Judge blocks California’s new ban on anonymity for sex offender
This one is worth watching. With regard to blogs and forums, particularly, there’s a strong analogy with letter-writing and other modes of communication with the “outside” that are typically allowed.
The plaintiffs, two registered California sex offenders, argue that prohibiting their anonymous speech online “even if it pertains to news, politics, and professional activity, and could not possibly be used to commit a crime” violates the First Amendment.
This looks similar to a case I wrote about in October, where a Nebraska federal court tossed a similar law in that state.
I don’t want sex offenders to have access to children online. But these measures do go too far. Maybe registered sex offenders should be required to access the internet via special software that, while it allows anonymity, prevents access to services and sites that reach children.

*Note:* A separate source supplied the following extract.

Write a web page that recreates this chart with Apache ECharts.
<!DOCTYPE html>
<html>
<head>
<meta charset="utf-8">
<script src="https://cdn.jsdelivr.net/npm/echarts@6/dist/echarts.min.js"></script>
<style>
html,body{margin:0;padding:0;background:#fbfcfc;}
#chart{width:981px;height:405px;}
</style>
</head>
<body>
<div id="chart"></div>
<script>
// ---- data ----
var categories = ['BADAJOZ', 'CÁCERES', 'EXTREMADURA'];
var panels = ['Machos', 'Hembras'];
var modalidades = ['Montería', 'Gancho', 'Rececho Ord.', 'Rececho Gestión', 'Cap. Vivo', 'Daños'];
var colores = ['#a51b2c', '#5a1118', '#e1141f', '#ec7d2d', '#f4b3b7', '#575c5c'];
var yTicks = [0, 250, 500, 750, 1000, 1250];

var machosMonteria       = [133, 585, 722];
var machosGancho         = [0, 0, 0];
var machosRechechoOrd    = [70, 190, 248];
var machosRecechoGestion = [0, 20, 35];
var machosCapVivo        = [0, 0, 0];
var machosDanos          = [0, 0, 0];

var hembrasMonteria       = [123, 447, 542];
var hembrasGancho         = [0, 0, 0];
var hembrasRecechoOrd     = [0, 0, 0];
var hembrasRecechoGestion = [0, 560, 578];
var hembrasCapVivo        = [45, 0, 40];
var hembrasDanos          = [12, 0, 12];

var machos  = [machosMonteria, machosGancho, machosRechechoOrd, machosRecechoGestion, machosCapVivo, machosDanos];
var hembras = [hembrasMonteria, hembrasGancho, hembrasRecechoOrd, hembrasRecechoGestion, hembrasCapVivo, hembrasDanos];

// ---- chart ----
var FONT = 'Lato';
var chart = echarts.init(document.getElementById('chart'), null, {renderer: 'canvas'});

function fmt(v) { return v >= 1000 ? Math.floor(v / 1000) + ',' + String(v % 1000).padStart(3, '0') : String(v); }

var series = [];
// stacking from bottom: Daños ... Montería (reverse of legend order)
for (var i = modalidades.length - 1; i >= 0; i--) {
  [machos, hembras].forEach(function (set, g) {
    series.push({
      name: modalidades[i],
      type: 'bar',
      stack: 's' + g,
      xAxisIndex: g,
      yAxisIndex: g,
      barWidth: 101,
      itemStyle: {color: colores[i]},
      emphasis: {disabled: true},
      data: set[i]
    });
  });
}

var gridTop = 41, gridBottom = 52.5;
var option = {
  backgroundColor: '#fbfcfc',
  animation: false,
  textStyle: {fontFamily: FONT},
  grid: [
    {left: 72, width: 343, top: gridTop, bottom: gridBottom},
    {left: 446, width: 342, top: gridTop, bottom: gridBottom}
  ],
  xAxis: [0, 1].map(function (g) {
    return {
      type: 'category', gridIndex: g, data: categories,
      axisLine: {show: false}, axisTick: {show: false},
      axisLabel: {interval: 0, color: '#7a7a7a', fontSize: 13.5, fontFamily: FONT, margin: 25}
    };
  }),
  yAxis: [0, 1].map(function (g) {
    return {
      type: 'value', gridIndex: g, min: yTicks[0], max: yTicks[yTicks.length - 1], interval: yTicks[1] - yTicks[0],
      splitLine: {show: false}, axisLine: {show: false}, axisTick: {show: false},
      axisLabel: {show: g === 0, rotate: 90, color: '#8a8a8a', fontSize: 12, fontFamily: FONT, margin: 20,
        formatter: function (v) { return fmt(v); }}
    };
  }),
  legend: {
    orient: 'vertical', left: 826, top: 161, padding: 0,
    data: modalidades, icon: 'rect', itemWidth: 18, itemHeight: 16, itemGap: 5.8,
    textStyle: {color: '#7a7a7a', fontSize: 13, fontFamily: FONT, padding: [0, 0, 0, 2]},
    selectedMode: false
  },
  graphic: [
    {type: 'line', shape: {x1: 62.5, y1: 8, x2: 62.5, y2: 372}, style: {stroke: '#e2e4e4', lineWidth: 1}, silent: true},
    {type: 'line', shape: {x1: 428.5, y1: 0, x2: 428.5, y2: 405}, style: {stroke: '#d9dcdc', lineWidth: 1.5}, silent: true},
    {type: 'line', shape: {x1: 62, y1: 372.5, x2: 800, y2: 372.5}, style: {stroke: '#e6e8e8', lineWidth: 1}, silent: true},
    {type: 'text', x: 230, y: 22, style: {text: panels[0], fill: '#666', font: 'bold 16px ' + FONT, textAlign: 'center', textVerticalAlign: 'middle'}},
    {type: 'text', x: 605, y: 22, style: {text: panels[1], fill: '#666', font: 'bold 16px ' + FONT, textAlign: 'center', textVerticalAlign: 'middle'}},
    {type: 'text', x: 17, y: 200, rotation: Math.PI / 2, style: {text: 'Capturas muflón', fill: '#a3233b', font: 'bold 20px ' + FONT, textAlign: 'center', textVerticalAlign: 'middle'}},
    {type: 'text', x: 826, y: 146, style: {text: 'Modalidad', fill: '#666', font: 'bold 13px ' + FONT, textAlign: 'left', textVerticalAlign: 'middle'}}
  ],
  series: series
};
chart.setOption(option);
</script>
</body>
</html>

At the end of the day, the truth is that these laws apply to people who have otherwise served their time, who are “free” in the legal sense, and who no longer labor under the curtailed liberties of institutional imprisonment. That imprisonment is meant to punish them, but also to keep the public safe, to prevent them from moving through public crowds anonymously.
If we have released them from prison, allowing that physical anonymity once again, by what logic do we eliminate their digital anonymity?
I don’t have an answer, but I suspect the issue will reach the Supreme Court sooner rather than later.